In their first cause of action, the plaintiffs allege that the document "constitutes conflict of interest”, but do not explain how or why or offer viable support for this conclusory assertion. The first cause of action, also in conclusory terms, merely states that the document "constituted a lien upon a portion of the recovery applicable to the plaintiffs. Accordingly, the plaintiffs are entitled to 25% of the disbursements paid to the defendants”.

This Court has held in Datlof v Turetsky (111 AD2d 364, 365), that "an agreement, either by parol or in writing, to pay a debt out of a designated fund does not operate to create an equitable lien upon the fund”. "The existence of an equitable lien,” we held, "requires an express or implied contract concerning specific property wherein there is a clear intent between the parties that such property be held, given or transferred as security for an obligation” (Datlof v Turetsky, supra, at 365 [emphasis supplied]).

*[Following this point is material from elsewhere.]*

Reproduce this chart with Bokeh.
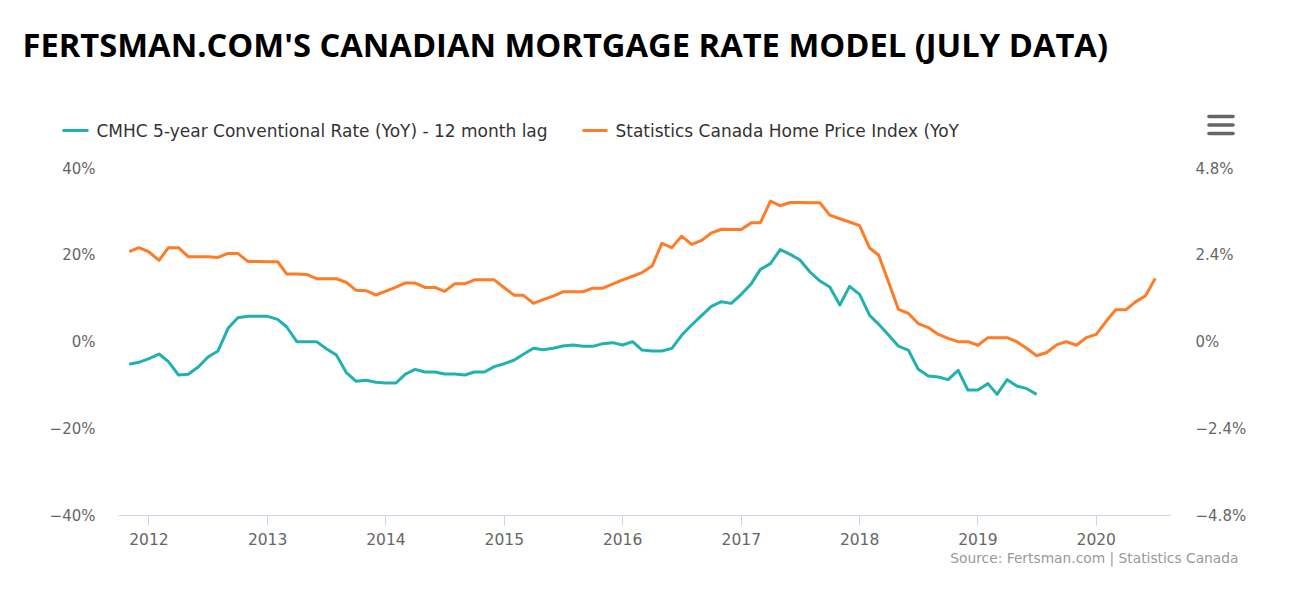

In the case before us, there can be no equitable lien. Futterman was not a party to the document, there was no privity between him and the plaintiffs, he did not undertake to act as escrowee or holder of the funds, and there was no agreement on anyone’s part to hold the property "as security for an obligation” (Mateo Elec. Co. v Plaza Del Sol Constr. Corp., 82 AD2d 979). Beyond that, the plaintiffs have not sought and are not seeking to impose or foreclose a lien on property. As the plaintiffs allege, the property has undisputedly been given to Futterman’s client, Martinez, and the plaintiffs seek only a money judgment against Futterman "for treble damages in the sum of $1,250,000”. They do not, however, plead a breach by contract by Futterman—no doubt because he was not a party to any agreement—but base their claim for a money judgment against Futterman for "professional misconduct,” "deceit,” and "collusion,” as set forth in the second cause of action. The second cause of action, however, must fail because it is premised, erroneously, on the existence of a claimed relationship or duty between the plaintiffs and Futterman, and to the extent that it is not so premised, the second cause of action merely contains unsupported and conclusory allegations insufficient to sustain it against a motion to dismiss.

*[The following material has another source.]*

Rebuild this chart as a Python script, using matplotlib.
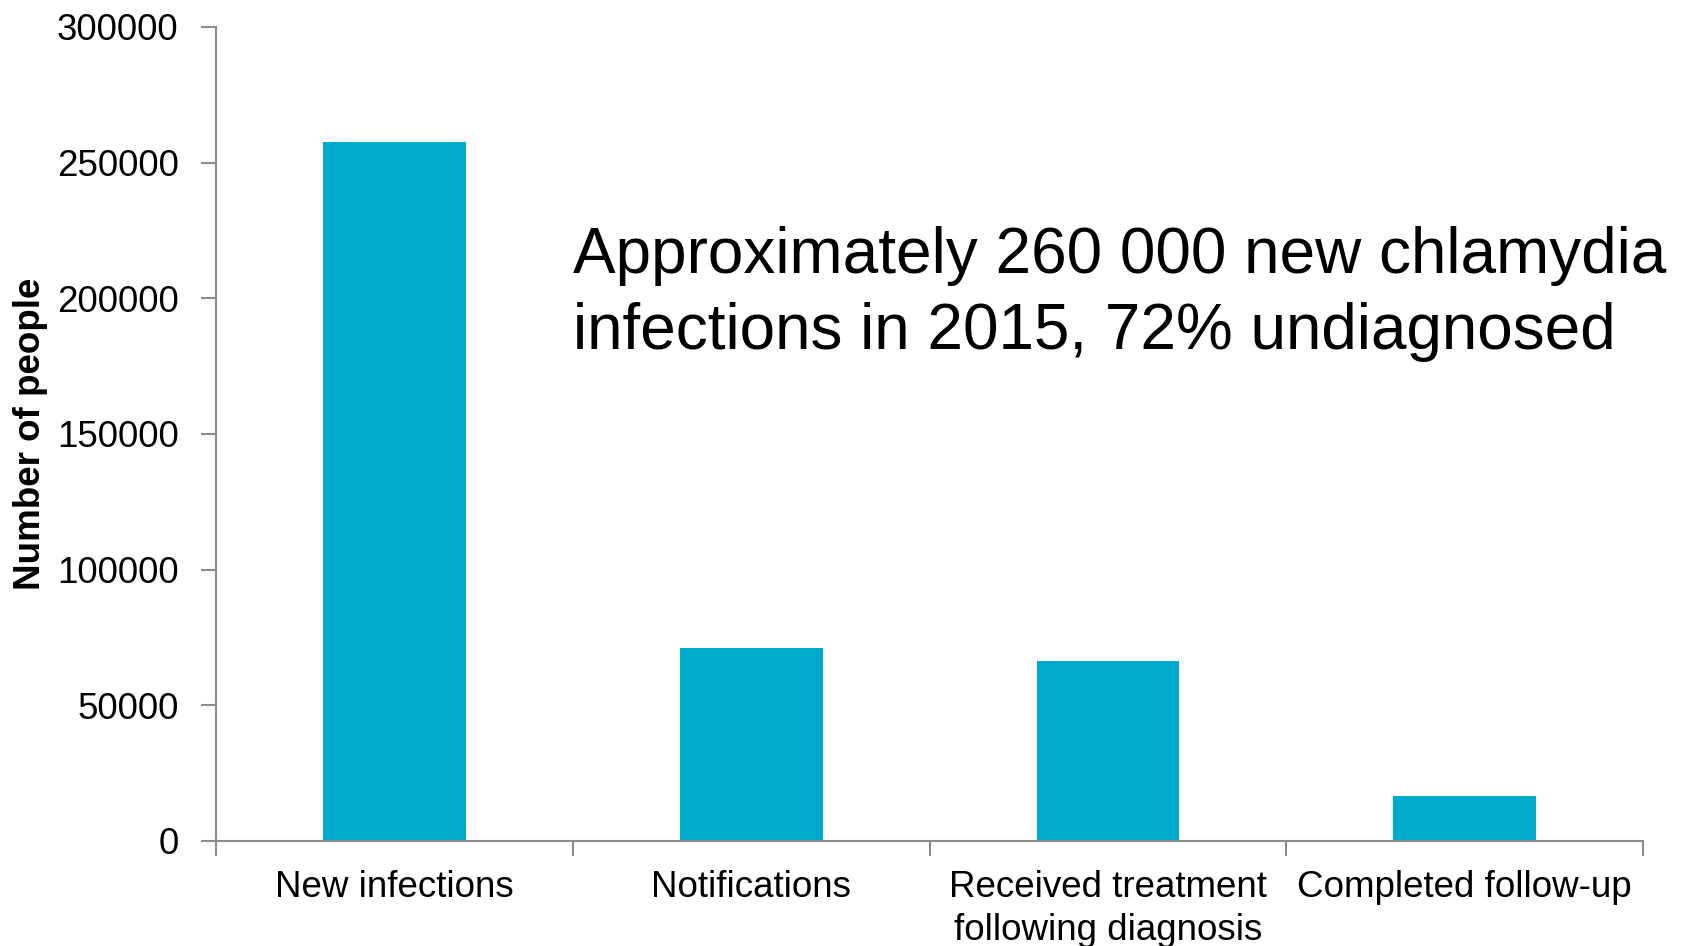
import matplotlib
matplotlib.use('Agg')
from matplotlib import pyplot as plt
import numpy as np

# Chlamydia cascade, 2015
categories = ['New infections', 'Notifications',
              'Received treatment\nfollowing diagnosis', 'Completed follow-up']
people = [257500, 71000, 66200, 16700]
yticks = [0, 50000, 100000, 150000, 200000, 250000, 300000]
note = 'Approximately 260 000 new chlamydia\ninfections in 2015, 72% undiagnosed'

plt.rcParams['font.family'] = ['Liberation Sans', 'DejaVu Sans']
bar_color = '#00AACC'
axis_color = '#8c8c8c'

fig = plt.figure(figsize=(16.84, 9.46), dpi=100)
ax = fig.add_axes([0.1283, 0.111, 0.8474, 0.8605])

x = np.arange(len(categories))
ax.bar(x, people, width=0.4, color=bar_color)

ax.set_xlim(-0.5, len(categories) - 0.5)
ax.set_ylim(0, 300000)
ax.set_yticks(yticks)
ax.set_yticklabels([str(v) for v in yticks], fontsize=26.5)

# category names in the middle, tick marks on the boundaries
ax.set_xticks(x)
ax.set_xticklabels(categories, fontsize=26.5, linespacing=1.3)
ax.set_xticks(np.arange(len(categories) + 1) - 0.5, minor=True)
ax.tick_params(axis='x', which='major', length=0, pad=21)
ax.tick_params(axis='x', which='minor', length=11, width=1.5, color=axis_color)
ax.tick_params(axis='y', length=11, width=1.5, color=axis_color, pad=16)

for side in ['top', 'right']:
    ax.spines[side].set_visible(False)
for side in ['left', 'bottom']:
    ax.spines[side].set_color(axis_color)
    ax.spines[side].set_linewidth(1.5)

ax.set_ylabel('Number of people', fontsize=26.5, fontweight='bold', labelpad=6)

ax.text(0.5, 201500, note, fontsize=46, ha='left', va='center', linespacing=1.34)

fig.savefig('out.png', dpi=100)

Lastly, the plaintiffs have not pleaded the existence of an assignment; nowhere in the complaint is any "assignment” mentioned, and there is no cause of action so designated (cf., Brinkman v Moskowitz, 38 Misc 2d 950). Instead, the plaintiffs now argue, in their brief, that in addition to the two causes of action described, there was a "breach of an agreement between plaintiffs and defendants”. This is insufficient to fasten liability on Futterman, who, under any view, was not, and is not, alleged to have been a contracting party. Therefore, I would affirm the order insofar as appealed from.